Student-Athletes Make Educational Trip To Alabama
USA Today

Student-Athletes Make Educational Trip To Alabama

Football's Paster, Women's Rowing's McKenna To Visit Selma and Montgomery As Part Of Conference Trip

Football's Trey Paster and women's rowing's Jameson McKenna will be part of a contingent of student-athletes from the Pac-12, Big Ten and ACC who will visit Selma and Montgomery, Alabama this weekend as part of an educational experience about one of the centers of civil rights.

Two student-athletes from each team in the Pac-12 will join their counterparts from the Big Ten and ACC, along with select administrative staff, to participate in a variety of immersive and interactive experiences. The group will march across the Edmund Pettis Bridge – the site of the 1965 "Bloody Sunday" attack, visit the Rosa Parks Museum and engage in robust discussions and debriefings about their experience.
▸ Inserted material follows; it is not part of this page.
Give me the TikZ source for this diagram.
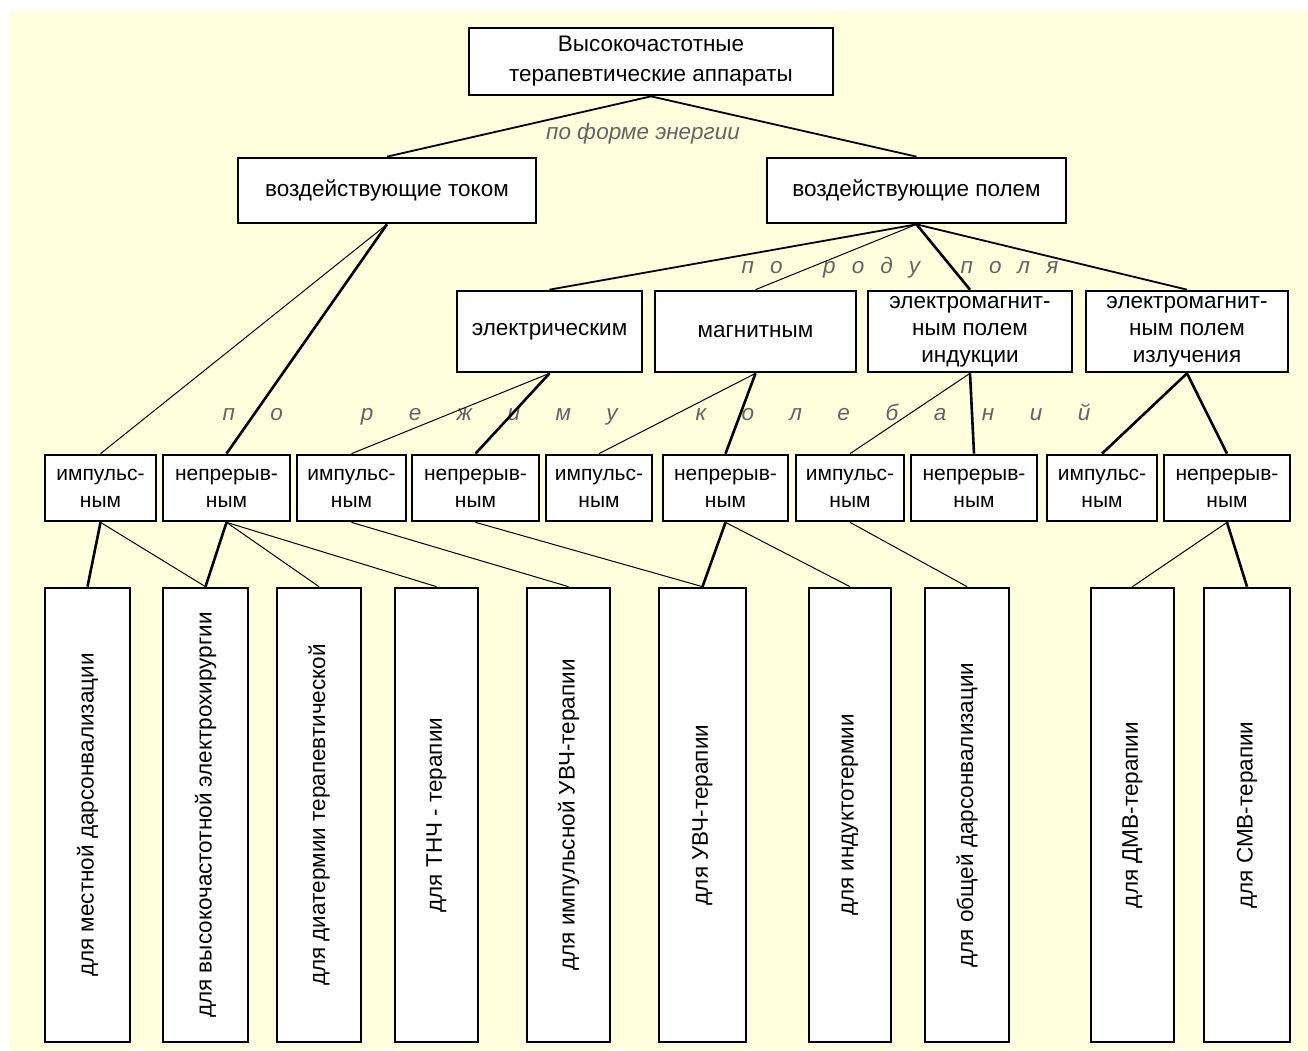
\documentclass[tikz,border=0pt]{standalone}
\usepackage{fontspec}
\setmainfont{Liberation Sans}
\newfontfamily\sparseA[LetterSpace=72]{Liberation Sans}
\newfontfamily\sparseB[LetterSpace=158]{Liberation Sans}
\definecolor{paper}{RGB}{255,255,221}
\definecolor{labelgray}{RGB}{100,100,100}
\tikzset{
  box/.style={draw, line width=2.7pt, fill=white, inner sep=0pt, align=center,
    font=\fontsize{22.5}{27}\selectfont},
  modebox/.style={box, minimum height=66pt, font=\fontsize{21}{27}\selectfont},
  usebox/.style={box, minimum height=454pt},
  thinlink/.style={line width=1pt},
  midlink/.style={line width=1.8pt},
  thicklink/.style={line width=2.6pt},
  split/.style={labelgray, font=\fontsize{22.5}{27}\selectfont\itshape}
}
\begin{document}
\begin{tikzpicture}[x=1pt,y=-1pt]
  \useasboundingbox (0,0) rectangle (1308,1050);
  \fill[white] (0,0) rectangle (1308,1050);
  \fill[paper] (9,11) rectangle (1308,1050);

  % levels 1 and 2
  \node[box, minimum width=364pt, minimum height=67pt, font=\fontsize{22.5}{30}\selectfont] (top) at (651,61.5)
    {Высокочастотные\\терапевтические аппараты};
  \node[box, minimum width=298pt, minimum height=65pt] (cur) at (387,190.5) {воздействующие током};
  \node[box, minimum width=299pt, minimum height=65pt] (field) at (916.5,190.5) {воздействующие полем};

  % level 3
  \node[box, minimum width=185pt, minimum height=81pt] (el) at (549.5,331.5) {электрическим};
  \node[box, minimum width=201pt, minimum height=81pt] (mag) at (755.5,331.5) {магнитным};
  \node[box, minimum width=204pt, minimum height=81pt] (ind) at (970,331.5) {электромагнит-\\ным полем\\индукции};
  \node[box, minimum width=202pt, minimum height=81pt] (rad) at (1187,331.5) {электромагнит-\\ным полем\\излучения};

  % level 4
  \node[modebox, minimum width=111pt] (imp1) at (100.5,488) {импульс-\\ным};
  \node[modebox, minimum width=127pt] (cont2) at (226.5,488) {непрерыв-\\ным};
  \node[modebox, minimum width=109pt] (imp3) at (351.5,488) {импульс-\\ным};
  \node[modebox, minimum width=127pt] (cont4) at (475.5,488) {непрерыв-\\ным};
  \node[modebox, minimum width=106pt] (imp5) at (599,488) {импульс-\\ным};
  \node[modebox, minimum width=125pt] (cont6) at (725.5,488) {непрерыв-\\ным};
  \node[modebox, minimum width=108pt] (imp7) at (850,488) {импульс-\\ным};
  \node[modebox, minimum width=126pt] (cont8) at (974,488) {непрерыв-\\ным};
  \node[modebox, minimum width=110pt] (imp9) at (1102,488) {импульс-\\ным};
  \node[modebox, minimum width=126pt] (cont10) at (1227,488) {непрерыв-\\ным};

  % apparatus
  \node[usebox, minimum width=85pt] (b1) at (87.5,815) {\rotatebox{90}{для местной дарсонвализации}};
  \node[usebox, minimum width=85pt] (b2) at (205.5,815) {\rotatebox{90}{для высокочастотной электрохирургии}};
  \node[usebox, minimum width=84pt] (b3) at (319,815) {\rotatebox{90}{для диатермии терапевтической}};
  \node[usebox, minimum width=83pt] (b4) at (436.5,815) {\rotatebox{90}{для ТНЧ - терапии}};
  \node[usebox, minimum width=83pt] (b5) at (568.5,815) {\rotatebox{90}{для импульсной УВЧ-терапии}};
  \node[usebox, minimum width=87pt] (b6) at (702.5,815) {\rotatebox{90}{для УВЧ-терапии}};
  \node[usebox, minimum width=82pt] (b7) at (850,815) {\rotatebox{90}{для индуктотермии}};
  \node[usebox, minimum width=84pt] (b8) at (967,815) {\rotatebox{90}{для общей дарсонвализации}};
  \node[usebox, minimum width=83pt] (b9) at (1132.5,815) {\rotatebox{90}{для ДМВ-терапии}};
  \node[usebox, minimum width=86pt] (b10) at (1247,815) {\rotatebox{90}{для СМВ-терапии}};

  % labels of the splits
  \node[split, anchor=base] (byform) at (643,139) {по форме энергии};
  \node[split, anchor=base west, font=\fontsize{22.5}{27}\selectfont\sparseA\itshape] (bykind) at (738,273)
    {по\hspace{18pt} роду\hspace{18pt} поля};
  \node[split, anchor=base west, font=\fontsize{22.5}{27}\selectfont\sparseB\itshape] (bymode) at (219,420)
    {по\hspace{36pt} режиму\hspace{36pt} колебаний};

  % links
  \draw[midlink] (top.south) -- (cur.north);
  \draw[midlink] (top.south) -- (field.north);

  \draw[midlink] (field.south) -- (el.north);
  \draw[thinlink] (field.south) -- (mag.north);
  \draw[thicklink] (field.south) -- (ind.north);
  \draw[midlink] (field.south) -- (rad.north);

  \draw[thinlink] (cur.south) -- (imp1.north);
  \draw[thicklink] (cur.south) -- (cont2.north);
  \draw[thinlink] (el.south) -- (imp3.north);
  \draw[thicklink] (el.south) -- (cont4.north);
  \draw[thinlink] (mag.south) -- (imp5.north);
  \draw[thicklink] (mag.south) -- (cont6.north);
  \draw[thinlink] (ind.south) -- (imp7.north);
  \draw[thicklink] (ind.south) -- (cont8.north);
  \draw[thicklink] (rad.south) -- (imp9.north);
  \draw[thicklink] (rad.south) -- (cont10.north);

  \draw[thicklink] (imp1.south) -- (b1.north);
  \draw[thinlink] (imp1.south) -- (b2.north);
  \draw[thicklink] (cont2.south) -- (b2.north);
  \draw[thinlink] (cont2.south) -- (b3.north);
  \draw[thinlink] (cont2.south) -- (b4.north);
  \draw[thinlink] (imp3.south) -- (b5.north);
  \draw[thinlink] (cont4.south) -- (b6.north);
  \draw[thicklink] (cont6.south) -- (b6.north);
  \draw[thinlink] (cont6.south) -- (b7.north);
  \draw[thinlink] (imp7.south) -- (b8.north);
  \draw[thinlink] (cont10.south) -- (b9.north);
  \draw[thicklink] (cont10.south) -- (b10.north);
\end{tikzpicture}
\end{document}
"I think anytime our student athletes have the opportunity to interface with historical spaces, to be able to feel viscerally and touch tangibly the places that they perhaps have read about in textbooks or heard about from afar – to see them up close and personal where it really becomes reality is always powerful," Cal Associate Athletic Director for Diversity, Equity, Inclusion, Belonging and Justice Dr. Ty-Ron Douglas said. "And to do that in community with other student-athletes across three major conferences is also powerful."

Paster and McKenna were chosen from a pool of applicants across Cal Athletics and have engaged with Douglas, who is also traveling to Alabama, in two pre-trip meetings to prepare themselves for the visit. They also already have plans to meet after the trip to reflect and discuss ways they can impart their experience in Alabama on others.

Douglas, Paster and McKenna have prepared for the trip by researching the different museums and centers they will be visiting. They also watched the movie "Selma," which was nominated for Best Picture at the 87th Academy Awards.

"We're not just being educated while we are there," Douglas said. "Each of us who are making the trip are taking time to prepare to enter the space. We're not just getting on a plane and going."